Objective:
Starting at the first line of the entries, extract each line up to and including the one that contains "from matplotlib.ticker import FuncFormatter", but leave out the pictures.

Records supplied:
- - -
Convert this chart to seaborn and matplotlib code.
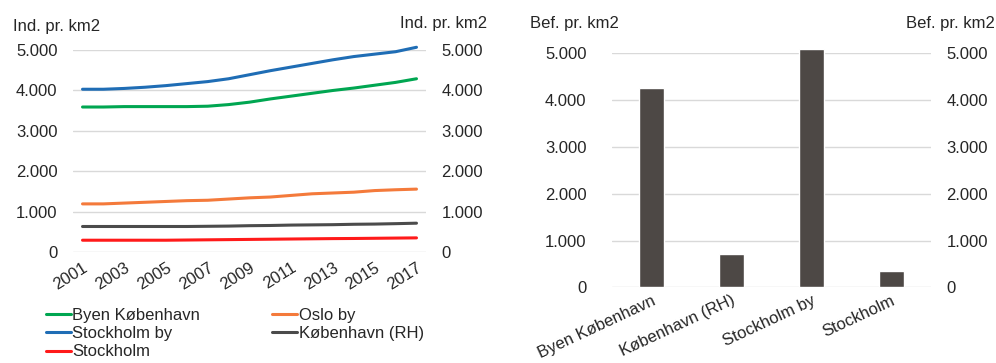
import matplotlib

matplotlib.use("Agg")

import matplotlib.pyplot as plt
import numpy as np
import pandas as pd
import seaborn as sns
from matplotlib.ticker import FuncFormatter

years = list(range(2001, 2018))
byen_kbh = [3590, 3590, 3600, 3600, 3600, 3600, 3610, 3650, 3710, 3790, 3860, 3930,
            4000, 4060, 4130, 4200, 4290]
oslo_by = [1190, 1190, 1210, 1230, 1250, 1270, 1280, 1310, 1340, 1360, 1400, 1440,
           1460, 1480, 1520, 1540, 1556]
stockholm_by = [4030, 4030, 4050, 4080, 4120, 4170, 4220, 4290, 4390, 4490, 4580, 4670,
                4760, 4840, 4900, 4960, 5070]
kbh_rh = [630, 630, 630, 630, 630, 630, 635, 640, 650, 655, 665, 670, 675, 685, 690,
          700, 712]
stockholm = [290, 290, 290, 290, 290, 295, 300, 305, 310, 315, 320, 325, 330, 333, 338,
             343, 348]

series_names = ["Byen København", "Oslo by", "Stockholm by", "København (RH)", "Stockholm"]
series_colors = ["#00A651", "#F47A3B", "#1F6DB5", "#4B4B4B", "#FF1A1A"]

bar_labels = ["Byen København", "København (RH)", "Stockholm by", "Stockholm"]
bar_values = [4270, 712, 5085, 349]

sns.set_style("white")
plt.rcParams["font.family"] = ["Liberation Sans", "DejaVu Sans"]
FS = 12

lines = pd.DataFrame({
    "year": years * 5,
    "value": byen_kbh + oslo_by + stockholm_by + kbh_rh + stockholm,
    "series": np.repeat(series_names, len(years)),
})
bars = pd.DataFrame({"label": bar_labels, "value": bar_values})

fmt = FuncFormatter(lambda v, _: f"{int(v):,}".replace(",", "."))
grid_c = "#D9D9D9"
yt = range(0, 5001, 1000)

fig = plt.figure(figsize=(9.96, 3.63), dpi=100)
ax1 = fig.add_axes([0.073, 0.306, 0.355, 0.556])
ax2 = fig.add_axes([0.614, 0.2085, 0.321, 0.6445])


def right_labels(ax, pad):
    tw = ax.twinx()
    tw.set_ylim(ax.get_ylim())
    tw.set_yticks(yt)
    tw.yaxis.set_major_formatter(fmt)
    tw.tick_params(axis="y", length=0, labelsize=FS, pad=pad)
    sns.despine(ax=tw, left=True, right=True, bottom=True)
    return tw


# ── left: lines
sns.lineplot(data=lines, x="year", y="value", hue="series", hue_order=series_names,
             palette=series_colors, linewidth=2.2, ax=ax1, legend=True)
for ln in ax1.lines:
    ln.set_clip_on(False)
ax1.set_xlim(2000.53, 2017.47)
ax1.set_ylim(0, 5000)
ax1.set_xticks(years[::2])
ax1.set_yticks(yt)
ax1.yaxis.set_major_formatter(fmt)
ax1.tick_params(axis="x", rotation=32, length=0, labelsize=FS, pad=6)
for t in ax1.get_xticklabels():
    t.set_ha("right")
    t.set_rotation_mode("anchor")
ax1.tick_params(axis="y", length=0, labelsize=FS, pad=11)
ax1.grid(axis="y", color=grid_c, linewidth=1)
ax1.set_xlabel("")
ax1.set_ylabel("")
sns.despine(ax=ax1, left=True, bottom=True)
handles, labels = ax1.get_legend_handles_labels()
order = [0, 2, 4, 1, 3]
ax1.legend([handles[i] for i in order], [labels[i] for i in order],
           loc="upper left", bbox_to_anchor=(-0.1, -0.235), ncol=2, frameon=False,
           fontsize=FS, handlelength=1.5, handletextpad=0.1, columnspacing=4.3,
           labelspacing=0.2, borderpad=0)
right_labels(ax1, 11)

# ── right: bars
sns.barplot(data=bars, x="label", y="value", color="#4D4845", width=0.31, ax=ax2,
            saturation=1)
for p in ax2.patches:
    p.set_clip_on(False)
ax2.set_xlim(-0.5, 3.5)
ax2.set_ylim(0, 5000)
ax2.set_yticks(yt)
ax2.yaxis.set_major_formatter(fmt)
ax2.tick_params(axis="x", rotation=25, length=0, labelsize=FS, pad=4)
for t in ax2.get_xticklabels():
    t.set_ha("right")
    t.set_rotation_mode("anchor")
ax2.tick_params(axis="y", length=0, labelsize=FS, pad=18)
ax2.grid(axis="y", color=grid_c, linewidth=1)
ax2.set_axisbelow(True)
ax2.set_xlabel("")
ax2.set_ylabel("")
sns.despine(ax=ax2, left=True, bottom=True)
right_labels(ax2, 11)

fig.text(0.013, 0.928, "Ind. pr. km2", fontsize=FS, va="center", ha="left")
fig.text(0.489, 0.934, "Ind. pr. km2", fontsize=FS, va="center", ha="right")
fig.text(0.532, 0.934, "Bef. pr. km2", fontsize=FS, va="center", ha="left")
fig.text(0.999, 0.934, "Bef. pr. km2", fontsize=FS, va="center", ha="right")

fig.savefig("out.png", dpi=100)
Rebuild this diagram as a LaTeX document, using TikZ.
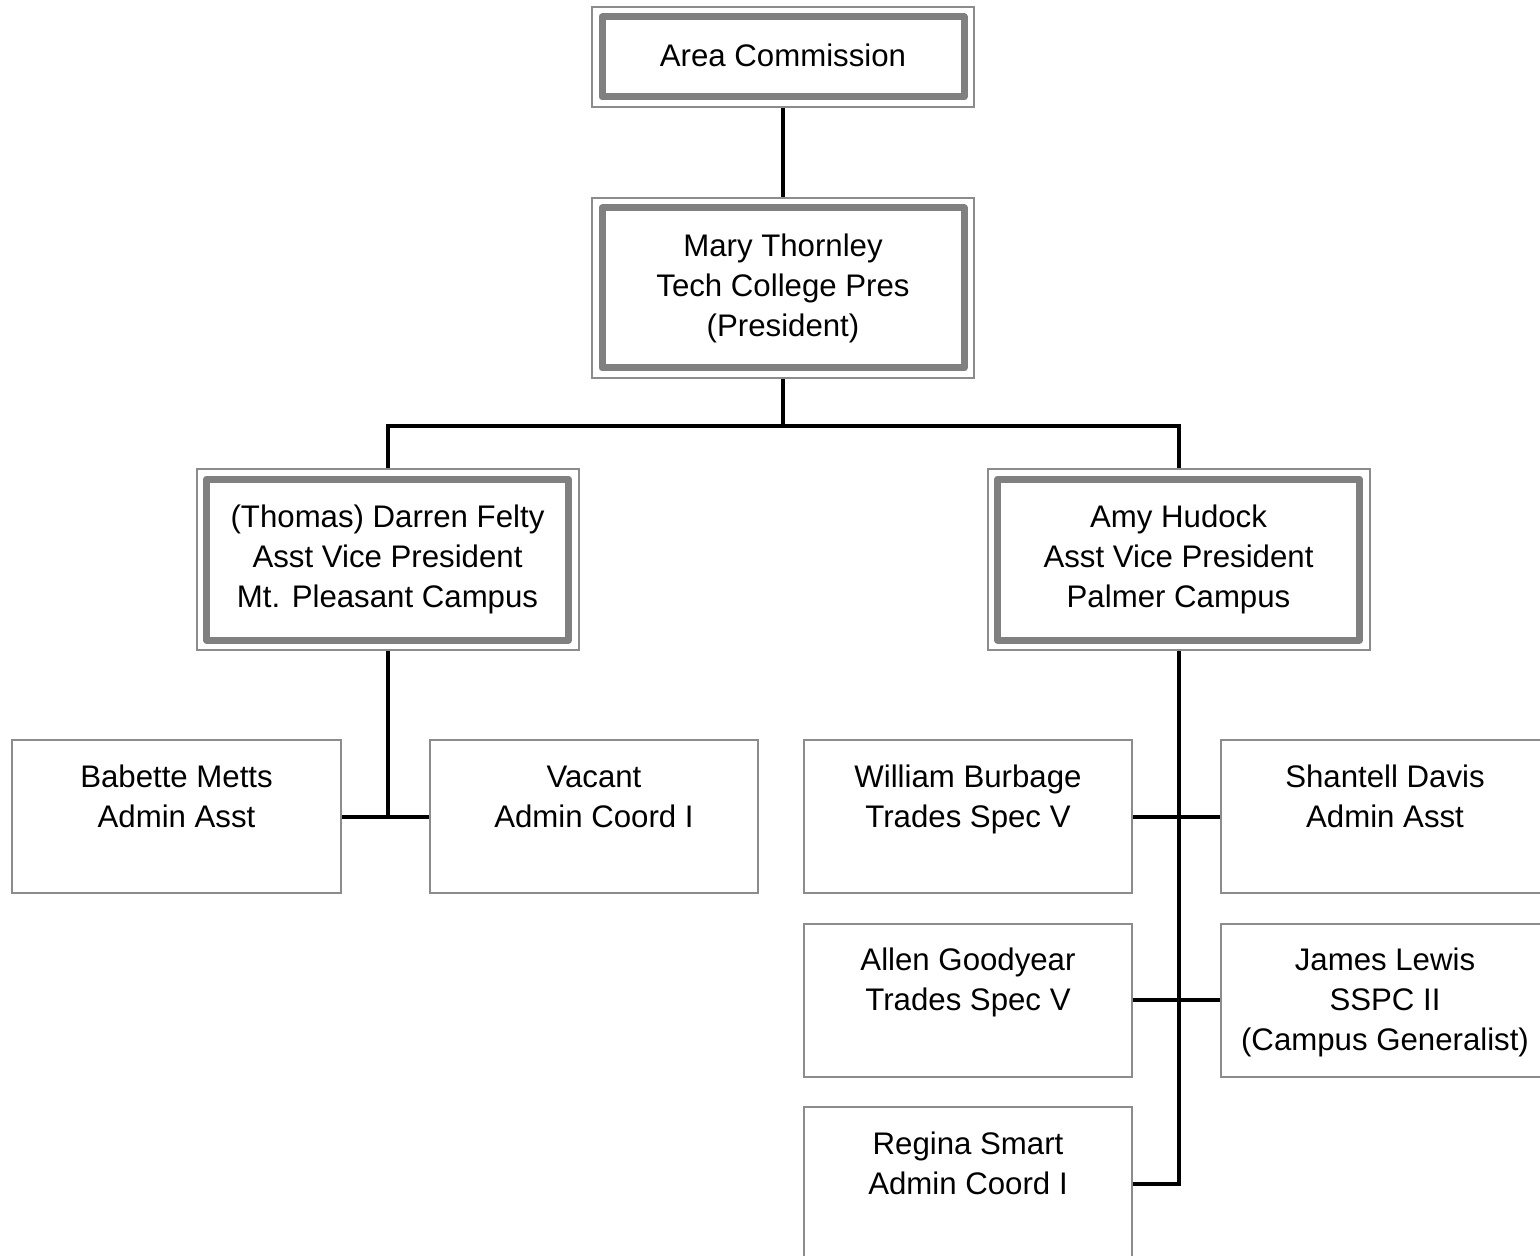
- - -
The response:
Convert this chart to seaborn and matplotlib code.
import matplotlib

matplotlib.use("Agg")

import matplotlib.pyplot as plt
import numpy as np
import pandas as pd
import seaborn as sns
from matplotlib.ticker import FuncFormatter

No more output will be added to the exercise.